Mears rebutted that HOAs have “a lot more teeth” than what Perrin described if they choose to enforce things and the developers can’t “protect against every possible evil that you can think of” but the best they can do is have a clear statement that the lease has to be at least a year.

Town council president John Purdie was in the audience and Perrin asked if a part of the HOA covenants could state that rentals couldn’t be sold to out-of-state management companies that do rentals or that homes could only be sold to primary owners.
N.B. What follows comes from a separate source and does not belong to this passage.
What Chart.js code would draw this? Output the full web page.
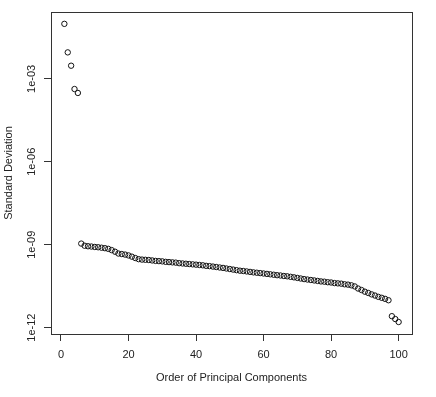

Mears said it could be complicated to word it in the covenants and a person could say it infringes on their rights to sell their own property and he doesn’t want to get into a legal battle. The company couldn’t commit to it without first talking with the builders, another representative from Gradison Land Development said.

But Mears said the town would be able to get in contact with Gradison Land Development or the HOA quickly because they are 30 minutes away.

A handful of community members spoke during public comment about the development. Some of the concerns brought up at the meeting include that the homes were “cookie cutters,” there is a lack of lighting and sidewalks on the south end of Sawmill Road, property values, traffic and there are no public town amenities, like a pool, and current town residents wouldn’t be able to use the development’s amenities.

One public commenter said the woman who represents all the heirs for the property wants the land to sell before her 92-year-old aunt before she dies because there would be six heirs instead of three heirs that would be involved, and she doesn’t want the land to become an “eyesore” or “a ghost town for New Whiteland.” He also said he isn’t a proponent of selling farmland for development but some locations become necessary to sell to development because of location.

Some community members also said the developer’s commitment to give $290,000 to the town over three years for future infrastructure improvements isn’t enough money.

The plan commission and Gradison Land Development also decided to earmark $75,000 for building a trail that is imagined in New Whiteland in the Johnson County Trails Master Plan in the future.